→ Source records:

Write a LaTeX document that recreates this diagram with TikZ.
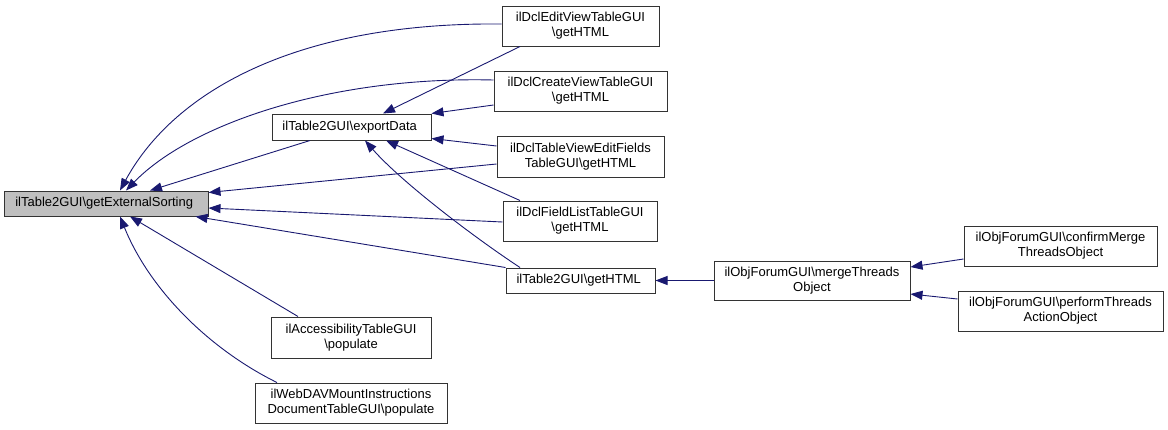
\documentclass[tikz,border=0pt]{standalone}
\usepackage{fontspec}
\setmainfont{Liberation Sans}
\usepackage{tikz}
\usetikzlibrary{arrows.meta,positioning,calc}
\definecolor{navy}{RGB}{25,25,112}
\definecolor{rootgray}{RGB}{191,191,191}
\tikzset{
  box/.style={draw=black!80, line width=1pt, fill=white, inner sep=2pt, align=center,
    font=\fontsize{13}{15}\selectfont},
  call/.style={draw=navy, line width=0.9pt, -{Triangle[length=12pt,width=9pt]}}
}

\begin{document}
\begin{tikzpicture}[x=1pt,y=-1pt]
    \useasboundingbox (0,0) rectangle (1168,429);
    \node [box, fill=rootgray, minimum width=204, minimum height=25] (0) at (106,203.5) { ilTable2GUI\textbackslash getExternalSorting };
    \node [box, minimum width=159, minimum height=26] (1) at (351.5,127) { ilTable2GUI\textbackslash exportData };
    \node [box, minimum width=157, minimum height=40] (2) at (580.5,26) { ilDclEditViewTableGUI\\\textbackslash getHTML };
    \node [box, minimum width=173, minimum height=40] (3) at (580.5,91) { ilDclCreateViewTableGUI\\\textbackslash getHTML };
    \node [box, minimum width=167, minimum height=41] (4) at (580.5,156.5) { ilDclTableViewEditFields\\TableGUI\textbackslash getHTML };
    \node [box, minimum width=154, minimum height=40] (5) at (580,221) { ilDclFieldListTableGUI\\\textbackslash getHTML };
    \node [box, minimum width=149, minimum height=25] (6) at (580.5,280.5) { ilTable2GUI\textbackslash getHTML };
    \node [box, minimum width=196, minimum height=39] (7) at (812,280.5) { ilObjForumGUI\textbackslash mergeThreads\\Object };
    \node [box, minimum width=193, minimum height=40] (8) at (1060.5,246) { ilObjForumGUI\textbackslash confirmMerge\\ThreadsObject };
    \node [box, minimum width=205, minimum height=40] (9) at (1060.5,311) { ilObjForumGUI\textbackslash performThreads\\ActionObject };
    \node [box, minimum width=160, minimum height=41] (10) at (351,337.5) { ilAccessibilityTableGUI\\\textbackslash populate };
    \node [box, minimum width=192, minimum height=40] (11) at (351,403) { ilWebDAVMountInstructions\\DocumentTableGUI\textbackslash populate };

    % callers of getExternalSorting
    \draw [call] ([yshift=2]2.west) .. controls +(-202,-2) and +(55,-101) .. ([xshift=14]0.north);
    \draw [call] ([yshift=11]3.west) .. controls +(-164,-4) and +(64,-66) .. ([xshift=20]0.north);
    \draw [call] ([xshift=-41.5]1.south) -- ([xshift=44]0.north);
    \draw [call] ([yshift=-7.5]4.west) -- ([yshift=-2]0.north east);
    \draw [call] ([yshift=-1]5.west) -- ([yshift=-4.5]0.east);
    \draw [call] (6.north west) -- ([xshift=-13]0.south east);
    \draw [call] ([xshift=-53]10.north) -- ([xshift=24]0.south);
    \draw [call] ([xshift=-74]11.north) .. controls +(-67,-33) and +(30,74) .. ([xshift=14]0.south);

    % callers of exportData
    \draw [call] ([xshift=-60.5]2.south) -- ([xshift=31.5]1.north);
    \draw [call] ([yshift=-14]3.west) -- (1.north east);
    \draw [call] ([yshift=10.5]4.west) -- ([yshift=2]1.south east);
    \draw [call] ([xshift=-60]5.north) -- ([xshift=34.5]1.south);
    \draw [call] ([xshift=-60.5]6.north) .. controls +(-50,-33) and +(35,40) .. ([xshift=13.5]1.south);

    \draw [call] (7.west) -- (6.east);
    \draw [call] ([yshift=-13]8.west) -- ([yshift=13.5]7.east);
    \draw [call] ([yshift=12]9.west) -- ([yshift=-13.5]7.east);
\end{tikzpicture}
\end{document}
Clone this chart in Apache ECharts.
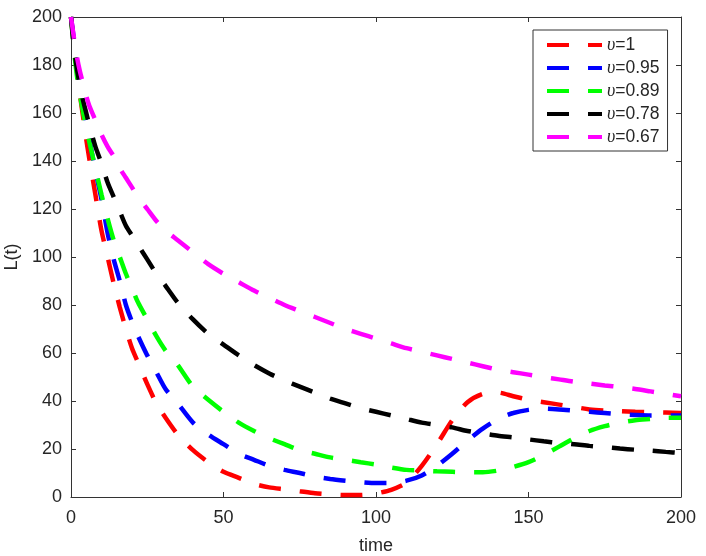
<!DOCTYPE html>
<html>
<head>
<meta charset="utf-8">
<script src="https://cdn.jsdelivr.net/npm/echarts@6/dist/echarts.min.js"></script>
<style>html,body{margin:0;padding:0;background:#fff}#c{width:706px;height:556px}</style>
</head>
<body>
<div id="c"></div>
<script>
const time = [0,1,2,3,4,5,6,8,10,12,14,16,18,20,22,25,28,31,35,40,45,50,55,60,65,70,75,80,85,90,95,100,105,110,115,120,125,130,135,140,145,150,155,160,165,170,175,180,185,190,195,200];
const v100 = [200,188,177,167,158,149,141,126,111,100,89,79,70,62,56,47,39,33,26,19.5,14.5,10.5,8,5.5,4,3.2,2.4,1.6,1.1,0.8,0.8,1.5,3,6,13,22,32,39.5,43,43.5,42,40.5,39.5,38.5,37.5,36.5,36,35.8,35.5,35.3,35.2,35];
const v095 = [200,190,180,171,163,156,149,136,124,110,99,90,80,73,67,59,52,45,39,31,26,22,18,15.5,13,11.3,10,8.5,7.5,6.8,6.2,5.8,5.8,6.8,9,13,18,23.5,28.5,32.5,35,36.3,36.8,36.5,36,35.5,35,34.5,34.2,34,34,34];
const v089 = [200,186,175,167,160,154,148,137,126,116,107,100,93,87,81,74,67,61,55,46,40.5,35.5,31,27.5,24.5,22,19.5,18,16.5,15.5,14.5,13.5,12.3,11.3,11,10.7,10.5,10.3,10.3,11,12.5,14.5,17.5,21,24.5,27.5,29.5,31,32,32.5,33,33];
const v078 = [200,187,178,171,165,160,155,146,139,131,125,119,113,109,105,99,93,88,81,74,68,63.5,59,55,51.5,48.5,46,43.5,41,39,37,35.5,34,32.5,31,30,29,27.5,26.5,25.5,24.8,24,23.2,22.5,22,21.3,20.8,20.2,19.7,19.3,18.8,18.3];
const v067 = [200,191,183,177,172,167,163,157,151,146,142,137,133,129,125,120,115,111,107,102,97,93,89.5,86,83,80,77.5,75,72.5,70,68,66,64,62,60.5,59,57.5,56,54.5,53,52,51,50,49,48,47.3,46.5,45.8,45,44,43,42];
const seriesNames = ['υ=1','υ=0.95','υ=0.89','υ=0.78','υ=0.67'];
const seriesValues = [v100, v095, v089, v078, v067];
const colors = ['#ff0000','#0000ff','#00ff00','#000000','#ff00ff'];
const xTicks = {min: 0, max: 200, interval: 50};
const yTicks = {min: 0, max: 200, interval: 20};

const axisColor = '#333333';
const font = 'Liberation Sans, Arial, Helvetica, sans-serif';
const dashIcon = 'path://M0,0H22V4H0Z M41,0H55V4H41Z';

const chart = echarts.init(document.getElementById('c'));
const series = seriesValues.map((vals, i) => ({
  name: seriesNames[i],
  type: 'line',
  data: time.map((t, k) => [t, vals[k]]),
  showSymbol: false,
  symbol: 'none',
  smooth: 0.25,
  color: colors[i],
  itemStyle: {color: colors[i]},
  lineStyle: {width: 4.5, type: [22, 19], color: colors[i], cap: 'butt'},
  z: 2 + i,
  animation: false
}));

chart.setOption({
  animation: false,
  backgroundColor: '#ffffff',
  grid: {left: 71, right: 25, top: 17, bottom: 59, containLabel: false, outerBoundsMode: 'none'},
  legend: {
    orient: 'vertical',
    left: 533, top: 30,
    padding: [6, 8, 5, 14],
    itemGap: 5,
    itemWidth: 55, itemHeight: 4.5,
    icon: dashIcon,
    backgroundColor: '#ffffff',
    borderColor: '#333333',
    borderWidth: 1,
    borderRadius: 0,
    data: seriesNames.map((n, i) => ({name: n, icon: dashIcon, itemStyle: {color: colors[i]}})),
    formatter: function (name) { return '{u|υ}' + name.slice(1); },
    textStyle: {
      fontFamily: font, fontSize: 17.5, color: '#262626',
      rich: {u: {fontFamily: 'Liberation Serif, Times New Roman, serif', fontStyle: 'italic', fontSize: 18, color: '#262626'}}
    }
  },
  xAxis: [{
    type: 'value', min: xTicks.min, max: xTicks.max, interval: xTicks.interval,
    name: 'time', nameLocation: 'middle', nameGap: 40,
    nameTextStyle: {fontFamily: font, fontSize: 18, color: '#262626'},
    axisLine: {show: true, onZero: false, lineStyle: {color: axisColor, width: 1}},
    axisTick: {show: true, inside: true, length: 5, lineStyle: {color: axisColor}},
    axisLabel: {fontFamily: font, fontSize: 18, color: '#262626', margin: 12},
    splitLine: {show: false}
  }, {
    type: 'value', position: 'top', min: xTicks.min, max: xTicks.max, interval: xTicks.interval,
    axisLine: {show: true, onZero: false, lineStyle: {color: axisColor, width: 1}},
    axisTick: {show: true, inside: true, length: 5, lineStyle: {color: axisColor}},
    axisLabel: {show: false}, splitLine: {show: false}
  }],
  yAxis: [{
    type: 'value', min: yTicks.min, max: yTicks.max, interval: yTicks.interval,
    name: 'L(t)', nameLocation: 'middle', nameGap: 43, nameRotate: 90,
    nameTextStyle: {fontFamily: font, fontSize: 18, color: '#262626'},
    axisLine: {show: true, onZero: false, lineStyle: {color: axisColor, width: 1}},
    axisTick: {show: true, inside: true, length: 5, lineStyle: {color: axisColor}},
    axisLabel: {fontFamily: font, fontSize: 18, color: '#262626', margin: 9},
    splitLine: {show: false}
  }, {
    type: 'value', position: 'right', min: yTicks.min, max: yTicks.max, interval: yTicks.interval,
    axisLine: {show: true, onZero: false, lineStyle: {color: axisColor, width: 1}},
    axisTick: {show: true, inside: true, length: 5, lineStyle: {color: axisColor}},
    axisLabel: {show: false}, splitLine: {show: false}
  }],
  series: series
});
</script>
</body>
</html>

→ EXERCISE TASK:
Report the number of lines above that contain the word "this", and only that number.

→ EXERCISE OUTPUT:
2